De rechtbank is van oordeel dat tegen deze achtergrond het voor eiser niet duidelijk hoefde te zijn dat verweerder met de beëindiging van de stageovereenkomst ook het recht op de inkomensvoorziening had beëindigd. Het kan dan ook niet aan eiser worden tegengeworpen dat hij eerst op 1 april 2011 een nieuwe aanvraag heeft gedaan. Dat eiser gedurende de periode in geding niet over een adres beschikte in Amsterdam, is geen aanleiding voor een ander oordeel. Deze omstandigheid heeft er in het verleden immers niet aan in de weg gestaan om aan eiser toch een werkleeraanbod en inkomensvoorziening toe te kennen.
4.7. Naar het oordeel van de rechtbank hadden deze bijzondere omstandigheden verweerder ertoe moet leiden met terugwerkende kracht een inkomensvoorziening aan eiser te verstrekken. Het beroep van eiser is dan ook gegrond en het bestreden besluit kan niet in stand blijven.
4.8. De rechtbank ziet aanleiding met toepassing van artikel 8:72, vierde lid, van de Algemene wet bestuursrecht zelf in de zaak te voorzien en te bepalen dat verweerder aan eiser een inkomensvoorziening dient te verstrekken vanaf het moment van beëindiging van de inkomensvoorziening op 9 februari 2011 tot 1 april 2011.

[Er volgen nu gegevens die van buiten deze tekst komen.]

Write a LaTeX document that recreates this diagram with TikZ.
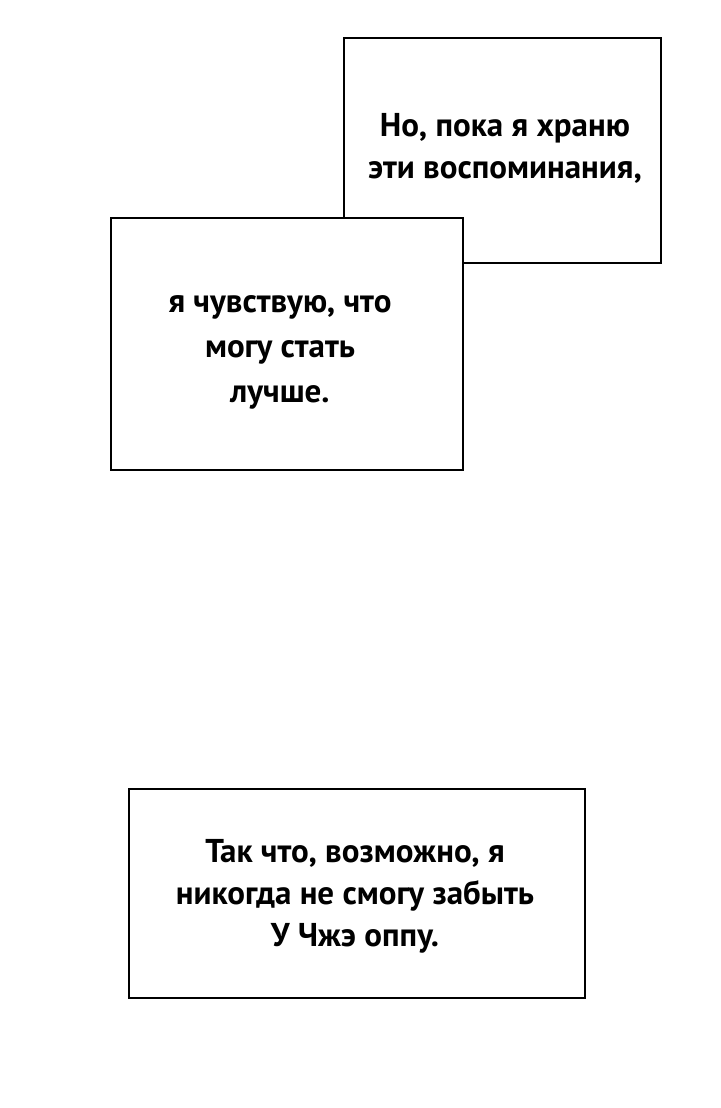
\documentclass[tikz,border=0pt]{standalone}
\usepackage{fontspec}
\setmainfont{PT Sans}
\begin{document}
\begin{tikzpicture}[x=1pt,y=-1pt,
  panel/.style={draw=black,line width=2.2pt,fill=white},
  txt/.style={align=center,font=\bfseries\fontsize{33}{42}\selectfont}]
\useasboundingbox[fill=white] (0,0) rectangle (720,1108);
\draw[panel] (344,38) rectangle (661,263);
\draw[panel] (111,218) rectangle (463,470);
\draw[panel] (129,789) rectangle (585,998);
\node[txt] (t1) at (505,148) {Но, пока я храню\\эти воспоминания,};
\node[txt,font=\bfseries\fontsize{33}{45}\selectfont] (t2) at (280,352) {я чувствую, что\\могу стать\\лучше.};
\node[txt] (t3) at (355,896) {Так что, возможно, я\\никогда не смогу забыть\\У Чжэ оппу.};
\end{tikzpicture}
\end{document}
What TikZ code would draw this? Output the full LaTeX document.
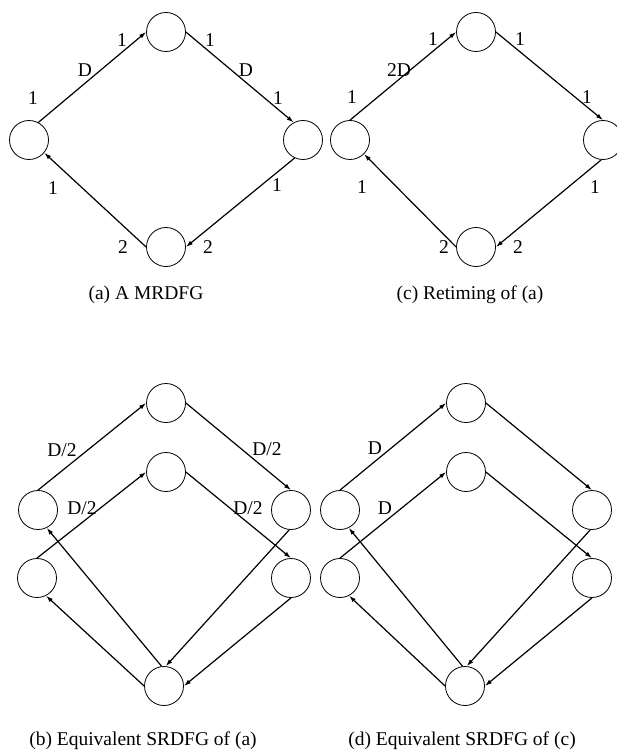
\documentclass[tikz,border=0pt]{standalone}
\usepackage{fontspec}
\setmainfont{Liberation Serif}
\usetikzlibrary{arrows.meta}
\begin{document}
\begin{tikzpicture}[x=1pt,y=-1pt,
  vtx/.style={circle,draw,line width=0.8pt,minimum size=39pt,inner sep=0pt},
  edge/.style={line width=1.2pt,-{Latex[length=7pt,width=4.5pt]}},
  lbl/.style={font=\fontsize{19.5}{22}\selectfont,inner sep=0pt,anchor=base},
  captxt/.style={font=\fontsize{19.5}{22}\selectfont,inner sep=0pt,anchor=base}]
\clip (0,0) rectangle (617,751);

% ---------- (a) multirate graph ----------
\node[vtx] (aT) at (166,32) {};
\node[vtx] (aL) at (29,140) {};
\node[vtx] (aR) at (303,140) {};
\node[vtx] (aB) at (166,247) {};
\draw[edge] (aL.62) -- (aT.west);
\draw[edge] (aT.east) -- (aR.118);
\draw[edge] (aR.245) -- (aB.east);
\draw[edge] (aB.west) -- (aL.-40);
\node[lbl] (a1) at (33,104.5) {1};
\node[lbl] (a2) at (85,76.5) {D};
\node[lbl] (a3) at (122,46.5) {1};
\node[lbl] (a4) at (210,46.5) {1};
\node[lbl] (a5) at (246,76.5) {D};
\node[lbl] (a6) at (278,104.5) {1};
\node[lbl] (a7) at (53,194.5) {1};
\node[lbl] (a8) at (277,191.5) {1};
\node[lbl] (a9) at (123,253.5) {2};
\node[lbl] (a10) at (208,253.5) {2};
\node[captxt] (capa) at (146,299) {(a) A MRDFG};

% ---------- (c) retimed graph ----------
\node[vtx] (cT) at (476,32) {};
\node[vtx] (cL) at (350,140) {};
\node[vtx] (cR) at (603,140) {};
\node[vtx] (cB) at (476,247) {};
\draw[edge] (cL.north) -- (cT.west);
\draw[edge] (cT.east) -- (cR.north);
\draw[edge] (cR.265) -- (cB.east);
\draw[edge] (cB.west) -- (cL.-45);
\node[lbl] (c1) at (352,103.5) {1};
\node[lbl] (c2) at (399,76.5) {2D};
\node[lbl] (c3) at (433,45.5) {1};
\node[lbl] (c4) at (520,45.5) {1};
\node[lbl] (c5) at (587,103.5) {1};
\node[lbl] (c6) at (595,193.5) {1};
\node[lbl] (c7) at (362,193.5) {1};
\node[lbl] (c8) at (444,253.5) {2};
\node[lbl] (c9) at (518,253.5) {2};
\node[captxt] (capc) at (470,299) {(c) Retiming of (a)};

% ---------- (b) single-rate equivalent of (a) ----------
\node[vtx] (bT1) at (166,403) {};
\node[vtx] (bT2) at (166,472) {};
\node[vtx] (bLU) at (38,510) {};
\node[vtx] (bLL) at (37,578) {};
\node[vtx] (bRU) at (291,510) {};
\node[vtx] (bRL) at (291,578) {};
\node[vtx] (bB) at (164,686) {};
\draw[edge] (bLU.north) -- (bT1.west);
\draw[edge] (bLL.north) -- (bT2.west);
\draw[edge] (bT1.east) -- (bRU.north);
\draw[edge] (bT2.east) -- (bRL.north);
\draw[edge] (bRU.265) -- (bB.85);
\draw[edge] (bRL.south) -- (bB.east);
\draw[edge] (bB.97) -- (bLU.-64);
\draw[edge] (bB.west) -- (bLL.-63);
\node[lbl] (b1) at (62,456.5) {D/2};
\node[lbl] (b2) at (82,514.5) {D/2};
\node[lbl] (b3) at (267,455.5) {D/2};
\node[lbl] (b4) at (248,514.5) {D/2};
\node[captxt] (capb) at (143,745) {(b) Equivalent SRDFG of (a)};

% ---------- (d) single-rate equivalent of (c) ----------
\node[vtx] (dT1) at (466,403) {};
\node[vtx] (dT2) at (466,472) {};
\node[vtx] (dLU) at (340,510) {};
\node[vtx] (dLL) at (340,578) {};
\node[vtx] (dRU) at (592,510) {};
\node[vtx] (dRL) at (592,578) {};
\node[vtx] (dB) at (465,686) {};
\draw[edge] (dLU.north) -- (dT1.west);
\draw[edge] (dLL.north) -- (dT2.west);
\draw[edge] (dT1.east) -- (dRU.north);
\draw[edge] (dT2.east) -- (dRL.north);
\draw[edge] (dRU.265) -- (dB.85);
\draw[edge] (dRL.south) -- (dB.east);
\draw[edge] (dB.97) -- (dLU.-64);
\draw[edge] (dB.west) -- (dLL.-63);
\node[lbl] (d1) at (375,454.5) {D};
\node[lbl] (d2) at (385,514.5) {D};
\node[captxt] (capd) at (462,745) {(d) Equivalent SRDFG of (c)};
\end{tikzpicture}
\end{document}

4.9. De rechtbank zal verweerder veroordelen in de proceskosten van eisers ten bedrage van € 874,00 (1 punt voor het indienen van het beroepschrift en 1 punt voor het verschijnen ter zitting). Tenslotte zal de rechtbank bepalen dat verweerder het griffierecht aan eiser vergoedt.
Beslissing
De rechtbank
- verklaart het beroep gegrond;
- vernietigt het bestreden besluit;
- herroept het besluit van 20 april 2011 (het primaire besluit) en bepaalt dat deze uitspraak in de plaats treedt van het vernietigde bestreden besluit;
- bepaalt dat aan eiser een inkomensvoorziening wordt toegekend van 10 februari 2011 tot en met 31 maart 2011;
- bepaalt dat verweerder aan eiser het door hem betaalde griffierecht van € 41,00 vergoedt;
- veroordeelt verweerder in de proceskosten van het geding tot een bedrag van € 874,00.
Deze uitspraak is gedaan door mr. N.R. Docter, rechter, in aanwezigheid van
mr. A.M. van Beek, griffier.
De beslissing is in het openbaar uitgesproken op 24 oktober 2011.
de griffier de rechter
Rechtsmiddel
Tegen deze uitspraak kan binnen zes weken na de dag van verzending daarvan hoger beroep worden ingesteld bij de Centrale Raad van Beroep.